Little problems, like smaller trends, become overwhelming and unavoidable in a community as small and dependent on inner-circle knowledge as fashion designers. “Everyone knows each other,” she says of the designers, editors and buyers in New York who dominate the industry. “Everyone is acquainted with what’s being designed, and that’s how we get to these cycles. People go to the same movies. They go to the same rock shows. It becomes this groupthink, where they’re all doing something that’s either sexy or good-looking, but not necessarily terribly interesting.”
However, Black is also dependent on her connections to this exclusive group of fashion insiders. Having lived in New York for several years, she is tuned into the industry gossip that circulates among designers and editors. “So much of the industry is about that underground talk,” she says, explaining that without New York connections she would be at a great disadvantage living in Chicago.

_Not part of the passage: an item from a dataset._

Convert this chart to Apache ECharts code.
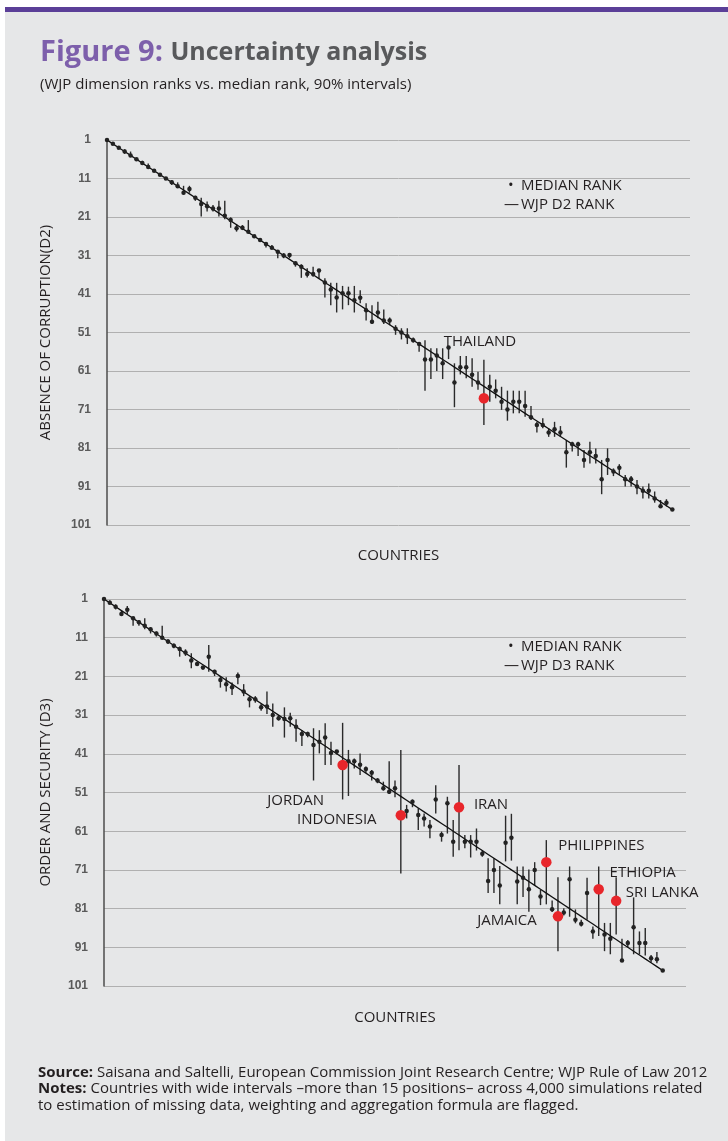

Despite the fact that Black is buying for our Chicago market, this season, like all the rest, will be focused on the lines that are popular or will be popular in New York. The Big Apple continues to be the center of the fashion world and bringing New York lines to Chicago is part of what has made Hejfina the go-to shop for fashionable third-coasters. Given the dull spring lines, and assuming that the changes in the economy have made her shoppers more “conservative,” Black says she’ll be buying less for the next season. But instead of viewing it as a problem, Black sees an opportunity to be more selective, choosing only the pieces that truly inspire her. “Because the ultimate goal is to sell. And if you don’t believe in it you can’t really sell it.”